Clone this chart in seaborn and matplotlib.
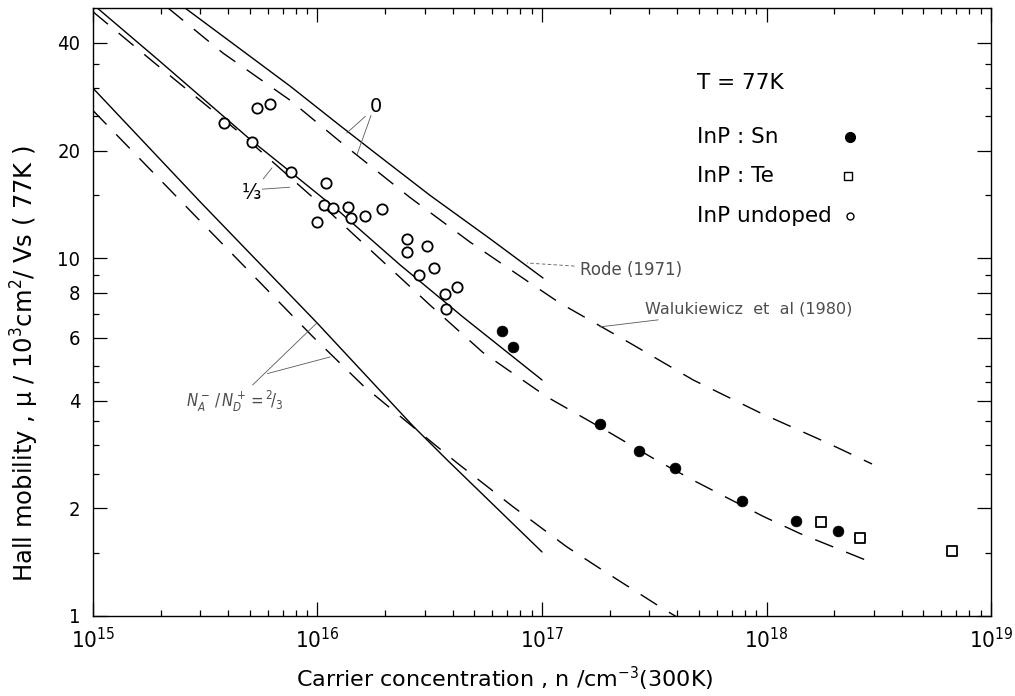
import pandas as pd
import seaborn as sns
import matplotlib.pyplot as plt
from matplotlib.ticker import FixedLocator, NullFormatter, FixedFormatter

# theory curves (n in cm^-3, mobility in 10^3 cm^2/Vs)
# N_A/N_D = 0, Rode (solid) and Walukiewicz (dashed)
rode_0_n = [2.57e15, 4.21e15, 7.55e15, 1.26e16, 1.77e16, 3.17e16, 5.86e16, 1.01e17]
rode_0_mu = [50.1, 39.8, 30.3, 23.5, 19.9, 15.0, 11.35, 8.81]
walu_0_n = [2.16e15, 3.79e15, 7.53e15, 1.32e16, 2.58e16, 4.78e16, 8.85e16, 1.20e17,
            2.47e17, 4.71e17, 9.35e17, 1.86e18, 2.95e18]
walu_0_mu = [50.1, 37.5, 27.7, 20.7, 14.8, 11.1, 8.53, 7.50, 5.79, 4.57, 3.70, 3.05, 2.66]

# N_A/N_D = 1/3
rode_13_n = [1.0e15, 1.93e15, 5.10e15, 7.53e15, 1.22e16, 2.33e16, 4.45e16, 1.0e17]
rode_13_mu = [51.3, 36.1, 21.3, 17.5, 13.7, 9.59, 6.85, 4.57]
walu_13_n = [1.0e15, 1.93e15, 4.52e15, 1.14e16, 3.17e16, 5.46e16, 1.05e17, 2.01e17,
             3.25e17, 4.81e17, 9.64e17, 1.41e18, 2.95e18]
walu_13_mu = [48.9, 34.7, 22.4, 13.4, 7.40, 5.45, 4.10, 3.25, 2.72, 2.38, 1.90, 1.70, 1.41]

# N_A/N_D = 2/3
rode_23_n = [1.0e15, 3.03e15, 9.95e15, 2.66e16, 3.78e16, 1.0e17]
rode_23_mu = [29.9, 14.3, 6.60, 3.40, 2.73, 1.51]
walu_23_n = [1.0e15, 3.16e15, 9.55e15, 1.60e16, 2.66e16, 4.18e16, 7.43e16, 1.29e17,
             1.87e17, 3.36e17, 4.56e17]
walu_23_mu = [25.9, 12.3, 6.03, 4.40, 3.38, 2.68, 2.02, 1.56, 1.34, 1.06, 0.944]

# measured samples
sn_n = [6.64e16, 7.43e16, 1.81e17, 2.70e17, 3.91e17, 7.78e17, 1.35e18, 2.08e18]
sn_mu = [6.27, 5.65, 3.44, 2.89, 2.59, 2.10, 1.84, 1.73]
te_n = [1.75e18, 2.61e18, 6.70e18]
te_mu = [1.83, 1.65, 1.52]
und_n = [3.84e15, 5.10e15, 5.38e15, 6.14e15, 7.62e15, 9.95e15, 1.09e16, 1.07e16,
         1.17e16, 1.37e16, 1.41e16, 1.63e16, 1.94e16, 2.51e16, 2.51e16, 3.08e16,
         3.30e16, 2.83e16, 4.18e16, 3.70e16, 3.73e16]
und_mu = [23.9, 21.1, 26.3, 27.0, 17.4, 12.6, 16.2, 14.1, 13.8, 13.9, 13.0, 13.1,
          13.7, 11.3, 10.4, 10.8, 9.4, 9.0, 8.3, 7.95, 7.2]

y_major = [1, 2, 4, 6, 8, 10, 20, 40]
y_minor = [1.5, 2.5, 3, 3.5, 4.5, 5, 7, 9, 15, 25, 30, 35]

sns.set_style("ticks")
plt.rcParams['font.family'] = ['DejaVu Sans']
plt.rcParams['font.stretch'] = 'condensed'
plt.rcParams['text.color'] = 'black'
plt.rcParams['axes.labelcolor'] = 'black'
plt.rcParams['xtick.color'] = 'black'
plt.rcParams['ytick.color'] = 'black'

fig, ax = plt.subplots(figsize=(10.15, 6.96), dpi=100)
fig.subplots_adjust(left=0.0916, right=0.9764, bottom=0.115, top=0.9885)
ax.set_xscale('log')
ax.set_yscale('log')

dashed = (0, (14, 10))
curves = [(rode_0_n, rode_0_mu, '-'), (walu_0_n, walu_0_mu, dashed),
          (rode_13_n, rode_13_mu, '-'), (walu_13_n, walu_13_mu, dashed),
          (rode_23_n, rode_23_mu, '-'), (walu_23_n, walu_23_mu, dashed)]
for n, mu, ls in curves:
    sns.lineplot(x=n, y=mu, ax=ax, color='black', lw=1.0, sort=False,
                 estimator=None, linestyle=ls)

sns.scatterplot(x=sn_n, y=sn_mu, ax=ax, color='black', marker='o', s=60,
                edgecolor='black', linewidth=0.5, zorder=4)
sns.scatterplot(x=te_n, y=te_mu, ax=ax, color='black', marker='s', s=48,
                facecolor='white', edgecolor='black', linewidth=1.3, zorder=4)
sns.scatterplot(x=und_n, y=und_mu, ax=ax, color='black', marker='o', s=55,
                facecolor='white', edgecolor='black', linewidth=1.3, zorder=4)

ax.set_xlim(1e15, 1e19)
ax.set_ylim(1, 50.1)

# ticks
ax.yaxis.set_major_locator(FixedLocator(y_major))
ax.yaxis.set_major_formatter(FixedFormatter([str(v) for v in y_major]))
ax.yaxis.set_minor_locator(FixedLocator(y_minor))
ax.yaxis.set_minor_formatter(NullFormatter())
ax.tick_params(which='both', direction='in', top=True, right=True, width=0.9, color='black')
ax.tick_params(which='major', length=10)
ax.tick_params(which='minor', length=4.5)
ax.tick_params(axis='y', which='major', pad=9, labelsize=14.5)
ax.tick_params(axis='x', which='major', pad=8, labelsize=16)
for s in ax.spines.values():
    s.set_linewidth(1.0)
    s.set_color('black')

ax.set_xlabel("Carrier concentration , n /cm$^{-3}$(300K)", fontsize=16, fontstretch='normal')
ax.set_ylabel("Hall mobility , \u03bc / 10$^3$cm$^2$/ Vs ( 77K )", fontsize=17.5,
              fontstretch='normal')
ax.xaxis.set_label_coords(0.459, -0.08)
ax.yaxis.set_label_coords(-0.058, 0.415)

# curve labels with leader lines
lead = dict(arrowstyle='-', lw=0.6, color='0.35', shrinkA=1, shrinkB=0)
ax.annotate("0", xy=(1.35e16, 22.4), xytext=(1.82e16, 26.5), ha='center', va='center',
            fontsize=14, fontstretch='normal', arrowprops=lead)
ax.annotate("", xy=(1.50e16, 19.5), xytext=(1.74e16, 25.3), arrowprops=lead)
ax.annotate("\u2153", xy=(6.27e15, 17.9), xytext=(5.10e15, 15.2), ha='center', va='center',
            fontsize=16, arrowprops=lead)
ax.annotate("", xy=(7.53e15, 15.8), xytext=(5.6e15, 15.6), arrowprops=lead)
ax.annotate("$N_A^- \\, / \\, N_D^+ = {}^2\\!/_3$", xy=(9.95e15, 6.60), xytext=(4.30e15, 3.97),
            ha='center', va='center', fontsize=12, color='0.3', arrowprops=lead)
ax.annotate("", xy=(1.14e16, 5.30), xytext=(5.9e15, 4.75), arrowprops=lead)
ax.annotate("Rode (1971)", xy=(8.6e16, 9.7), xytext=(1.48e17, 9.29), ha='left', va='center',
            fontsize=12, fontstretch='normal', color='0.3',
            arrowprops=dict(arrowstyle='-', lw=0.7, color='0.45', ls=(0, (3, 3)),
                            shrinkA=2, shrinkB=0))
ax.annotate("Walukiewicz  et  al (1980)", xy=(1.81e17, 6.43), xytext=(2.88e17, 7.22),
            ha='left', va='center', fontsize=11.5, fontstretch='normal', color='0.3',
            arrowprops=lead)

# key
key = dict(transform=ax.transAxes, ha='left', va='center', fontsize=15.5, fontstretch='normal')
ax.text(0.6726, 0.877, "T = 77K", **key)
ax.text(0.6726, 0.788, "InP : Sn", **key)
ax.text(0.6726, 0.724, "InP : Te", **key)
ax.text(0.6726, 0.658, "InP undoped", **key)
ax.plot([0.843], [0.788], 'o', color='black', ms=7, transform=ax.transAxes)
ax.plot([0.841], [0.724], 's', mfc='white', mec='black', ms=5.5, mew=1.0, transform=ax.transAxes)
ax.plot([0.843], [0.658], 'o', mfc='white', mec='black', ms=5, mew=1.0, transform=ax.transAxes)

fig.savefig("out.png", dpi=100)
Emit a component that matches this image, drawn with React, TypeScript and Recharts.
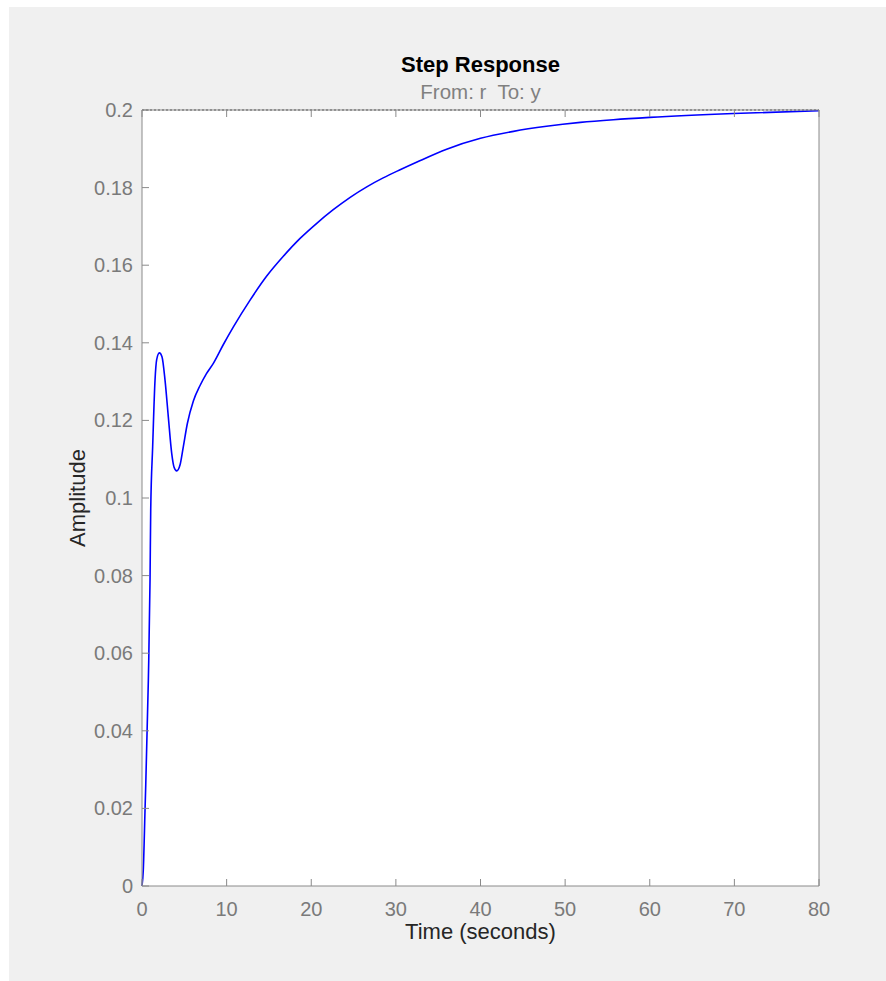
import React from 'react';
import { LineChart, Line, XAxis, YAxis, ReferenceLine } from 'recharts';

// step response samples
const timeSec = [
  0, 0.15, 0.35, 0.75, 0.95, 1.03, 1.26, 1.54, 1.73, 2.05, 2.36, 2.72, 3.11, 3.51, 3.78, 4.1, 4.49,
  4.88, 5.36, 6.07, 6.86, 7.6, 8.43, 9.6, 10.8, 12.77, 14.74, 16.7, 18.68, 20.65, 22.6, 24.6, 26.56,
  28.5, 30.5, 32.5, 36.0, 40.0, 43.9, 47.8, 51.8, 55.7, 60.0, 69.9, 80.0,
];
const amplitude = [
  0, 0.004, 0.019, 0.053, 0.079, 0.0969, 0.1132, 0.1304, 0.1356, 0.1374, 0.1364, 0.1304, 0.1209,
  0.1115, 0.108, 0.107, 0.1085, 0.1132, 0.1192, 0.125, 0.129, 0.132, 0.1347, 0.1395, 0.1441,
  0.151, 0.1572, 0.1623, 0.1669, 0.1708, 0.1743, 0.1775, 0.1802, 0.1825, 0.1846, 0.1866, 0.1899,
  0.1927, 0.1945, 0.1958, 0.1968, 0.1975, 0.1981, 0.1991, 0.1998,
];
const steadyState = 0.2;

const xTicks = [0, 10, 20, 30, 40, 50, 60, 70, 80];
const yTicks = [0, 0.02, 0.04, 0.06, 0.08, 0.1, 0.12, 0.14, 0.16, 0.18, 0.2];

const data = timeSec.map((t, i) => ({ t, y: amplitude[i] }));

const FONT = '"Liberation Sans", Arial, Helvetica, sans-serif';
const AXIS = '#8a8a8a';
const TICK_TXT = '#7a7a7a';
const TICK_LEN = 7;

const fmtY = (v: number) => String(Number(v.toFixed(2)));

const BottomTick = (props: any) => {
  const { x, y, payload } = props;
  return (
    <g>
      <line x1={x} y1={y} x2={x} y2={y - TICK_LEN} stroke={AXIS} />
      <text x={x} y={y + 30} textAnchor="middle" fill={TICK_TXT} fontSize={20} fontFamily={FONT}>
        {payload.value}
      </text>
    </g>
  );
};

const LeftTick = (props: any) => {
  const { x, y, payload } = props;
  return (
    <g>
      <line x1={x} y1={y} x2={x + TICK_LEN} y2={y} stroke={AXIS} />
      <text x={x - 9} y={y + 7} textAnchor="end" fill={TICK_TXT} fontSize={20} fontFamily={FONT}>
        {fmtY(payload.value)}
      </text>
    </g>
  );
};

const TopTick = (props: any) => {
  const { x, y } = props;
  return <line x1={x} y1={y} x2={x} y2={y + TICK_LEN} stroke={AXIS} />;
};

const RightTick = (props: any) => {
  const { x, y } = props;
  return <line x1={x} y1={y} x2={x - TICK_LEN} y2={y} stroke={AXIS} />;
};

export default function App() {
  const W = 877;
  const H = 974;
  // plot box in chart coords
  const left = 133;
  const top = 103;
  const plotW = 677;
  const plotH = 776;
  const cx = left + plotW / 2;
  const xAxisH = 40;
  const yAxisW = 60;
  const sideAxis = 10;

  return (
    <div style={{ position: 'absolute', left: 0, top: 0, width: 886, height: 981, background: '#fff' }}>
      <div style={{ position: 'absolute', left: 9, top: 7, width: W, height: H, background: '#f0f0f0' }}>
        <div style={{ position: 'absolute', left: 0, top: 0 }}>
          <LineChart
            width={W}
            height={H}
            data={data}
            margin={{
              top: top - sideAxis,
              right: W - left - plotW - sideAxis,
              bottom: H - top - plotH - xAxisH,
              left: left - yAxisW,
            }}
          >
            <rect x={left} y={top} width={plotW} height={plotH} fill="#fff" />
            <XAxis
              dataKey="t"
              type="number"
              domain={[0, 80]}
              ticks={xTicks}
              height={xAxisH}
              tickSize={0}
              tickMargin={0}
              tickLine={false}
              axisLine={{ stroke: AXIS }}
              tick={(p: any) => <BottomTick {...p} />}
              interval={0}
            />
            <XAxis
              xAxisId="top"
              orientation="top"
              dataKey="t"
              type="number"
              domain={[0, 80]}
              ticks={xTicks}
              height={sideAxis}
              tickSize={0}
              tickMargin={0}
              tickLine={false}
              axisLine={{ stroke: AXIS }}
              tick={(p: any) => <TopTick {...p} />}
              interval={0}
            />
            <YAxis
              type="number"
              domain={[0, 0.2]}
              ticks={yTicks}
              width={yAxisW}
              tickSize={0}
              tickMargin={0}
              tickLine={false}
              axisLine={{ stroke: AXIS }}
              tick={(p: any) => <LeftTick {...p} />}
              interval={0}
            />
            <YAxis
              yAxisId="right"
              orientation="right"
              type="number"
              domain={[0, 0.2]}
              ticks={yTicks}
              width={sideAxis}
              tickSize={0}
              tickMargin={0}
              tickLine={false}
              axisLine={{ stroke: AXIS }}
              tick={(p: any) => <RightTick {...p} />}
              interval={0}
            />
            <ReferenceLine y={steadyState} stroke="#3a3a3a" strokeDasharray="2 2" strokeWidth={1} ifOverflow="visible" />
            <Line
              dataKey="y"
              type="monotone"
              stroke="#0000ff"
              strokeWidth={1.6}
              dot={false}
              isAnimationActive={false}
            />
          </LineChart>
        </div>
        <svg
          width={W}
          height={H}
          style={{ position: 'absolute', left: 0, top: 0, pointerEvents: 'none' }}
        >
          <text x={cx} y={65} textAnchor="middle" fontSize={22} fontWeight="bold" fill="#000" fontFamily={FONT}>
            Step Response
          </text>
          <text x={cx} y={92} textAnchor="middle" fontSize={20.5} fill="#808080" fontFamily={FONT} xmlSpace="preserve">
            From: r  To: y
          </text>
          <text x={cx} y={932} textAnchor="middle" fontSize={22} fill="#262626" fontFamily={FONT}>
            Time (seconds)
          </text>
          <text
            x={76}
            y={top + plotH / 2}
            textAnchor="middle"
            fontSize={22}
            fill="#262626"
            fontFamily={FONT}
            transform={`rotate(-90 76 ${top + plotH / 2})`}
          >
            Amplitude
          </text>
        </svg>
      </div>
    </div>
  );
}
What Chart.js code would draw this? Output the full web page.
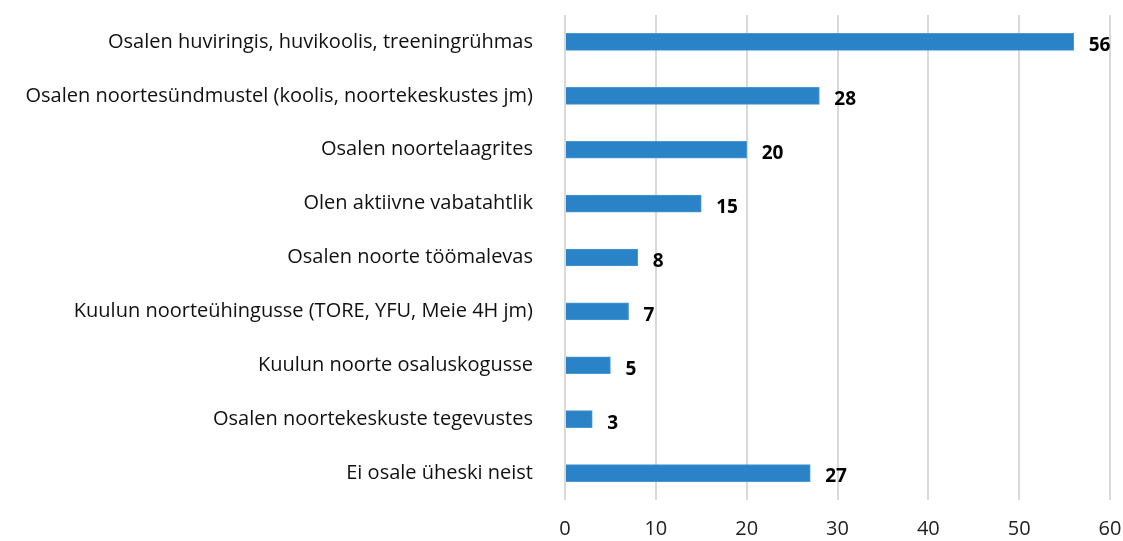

+-------+

> **Aim**: Starting at the first line of the entries, restate word for word everything through the line that holds "from matplotlib.ticker import", both ends included, but omit any pictures.

> **Answer to this exercise**:
Clone this chart in seaborn and matplotlib.
import pandas as pd
import seaborn as sns
import matplotlib.pyplot as plt
from matplotlib.ticker import FixedLocator, NullFormatter, FixedFormatter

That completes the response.